A couple years ago, a coworker proposed that we see what happens if we stopped nitpicking altogether. Initially, I pushed back on the proposal: why would I want to allow bad code to get into the codebase? But in the end, we agreed to a one-month experiment.

Much to my surprise, at the end of the month, things were clearly better than before. So much so that we barely even discussed whether to continue the policy; it just sort of became permanent because it was obviously an improvement.

There were two big benefits we experienced:

First, we saw a vastly improved signal-to-noise ratio. Imagine a code review that results in five nits and one critical issue to address. In the hullabaloo of fixing those nits, the critical comment can seem less important or even get overlooked.

Without nits, that one critical comment is the only issue that gets brought up. All attention is paid to it, and rightfully so. What is important gets a signal boost; what’s unimportant gets ignored.

Second, it improved everyone’s relationships with code reviews and those who conduct them. I’ve seen plenty of people talk online about how you shouldn’t take code reviews personally, that it’s the code being critiqued not the person, blah blah blah, it’s a bunch of bullshit. I’ve been going through code reviews for a decade and it still stings when someone points out my mistakes or pushes back on my code designs.

Imagine: you start a pull request and the first reviewer points out a dozen nits. Your natural response will not be zen-like acceptance; it will be to get upset. All you want is to merge this code, but some jerk is making you jump through dumb hoops to do so first. Suppose, now, that you fix the nitpicks and send it back for review, only to get blocked again because the reviewer noticed a few more nitpicks. Argh!

Developers like to imagine that they are composed of nothing but cold, hard logic; but actually, we are humans with unavoidable feelings and emotions.

What was I really doing when I was thoroughly nitpicking code? The main effect wasn’t improving the codebase; it was making people upset with their code and angry with me.

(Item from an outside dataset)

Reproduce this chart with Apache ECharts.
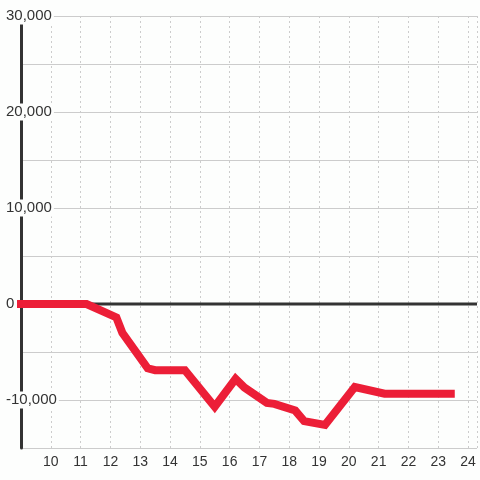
<!DOCTYPE html>
<html>
<head>
<meta charset="utf-8">
<script src="https://cdn.jsdelivr.net/npm/echarts@6/dist/echarts.min.js"></script>
<style>
html,body{margin:0;padding:0;background:#fdfefd;}
#c{width:480px;height:480px;}
</style>
</head>
<body>
<div id="c"></div>
<script>
var hours = [9, 11.2, 12.2, 12.4, 13.25, 13.5, 14.5, 15.5, 16.2, 16.5, 17.25, 17.5, 18.2, 18.5, 19.2, 20.2, 21.2, 23.42];
var values = [0, 0, -1400, -3000, -6700, -6900, -6900, -10700, -7800, -8700, -10300, -10400, -11100, -12200, -12600, -8650, -9350, -9350];
var xTickLabels = ['10','11','12','13','14','15','16','17','18','19','20','21','22','23','24'];
var yTickLabels = {'30000':'30,000','20000':'20,000','10000':'10,000','0':'0','-10000':'-10,000'};
var xMin = 9, xMax = 24.3, yMin = -15000, yMax = 30000;

var lineData = hours.map(function(h, i){ return [h, values[i]]; });
var zeroData = [[xMin, 0], [xMax, 0]];

var chart = echarts.init(document.getElementById('c'));
chart.setOption({
  backgroundColor: '#fdfefd',
  animation: false,
  grid: {left: 21, right: 0, top: 16, bottom: 32, containLabel: false},
  xAxis: {
    type: 'value', min: xMin, max: xMax, interval: 1,
    axisLine: {show: false}, axisTick: {show: false},
    axisLabel: {
      color: '#333', fontFamily: 'Liberation Sans', fontSize: 14, margin: 7,
      formatter: function(v){ var s = String(v); return xTickLabels.indexOf(s) >= 0 ? s : ''; }
    },
    splitLine: {show: true, lineStyle: {color: '#cccccc', width: 1, type: [2, 3]}}
  },
  yAxis: {
    type: 'value', min: yMin, max: yMax, interval: 5000,
    axisLine: {show: true, onZero: false, lineStyle: {color: '#333', width: 3}},
    axisTick: {show: false},
    axisLabel: {
      color: '#333', fontFamily: 'Liberation Sans', fontSize: 15, margin: 15, align: 'left',
      backgroundColor: '#fdfefd', padding: [1, 2, 1, 0], lineHeight: 15,
      formatter: function(v){ return yTickLabels[String(v)] || ''; }
    },
    splitLine: {show: true, lineStyle: {color: '#cccccc', width: 1}}
  },
  series: [
    {
      type: 'line', data: zeroData, showSymbol: false, silent: true,
      lineStyle: {color: '#333', width: 3}, z: 2
    },
    {
      type: 'line', data: lineData, showSymbol: false, silent: true, clip: false,
      lineStyle: {color: '#ec1e37', width: 8, cap: 'square', join: 'miter'}, z: 3
    }
  ]
});
</script>
</body>
</html>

They were less receptive to my feedback as a result, and it soured my relationships with coworkers.

A couple years after stopping nits, people are far more receptive to feedback in code reviews and think I’m much less of a jerk. It’s a night and day difference from before.


Ultimately, our codebase has not suffered due to a lack of nitpicking. If anything, it is better than before because we, as a team, work together better and focus on the important parts of code design in our reviews.

But what if you still care about what you nitpicked before? My suggestion is to automate what you’d otherwise nitpick. Add lint checks and code style enforcers to your CI. With tools, you can check for problems in advance; plus, when automation tells you that you’re incorrect, it’s impersonal and as a result somehow less frustrating (like a unit test failing vs. someone calling you out).

But seriously: if you’re like how I used to be (someone who wanted every line of code to be perfect) just try letting go a bit. Check your LOGAF before you comment. Maybe some code will be imperfect, but your codebase and team cohesion will be better for it.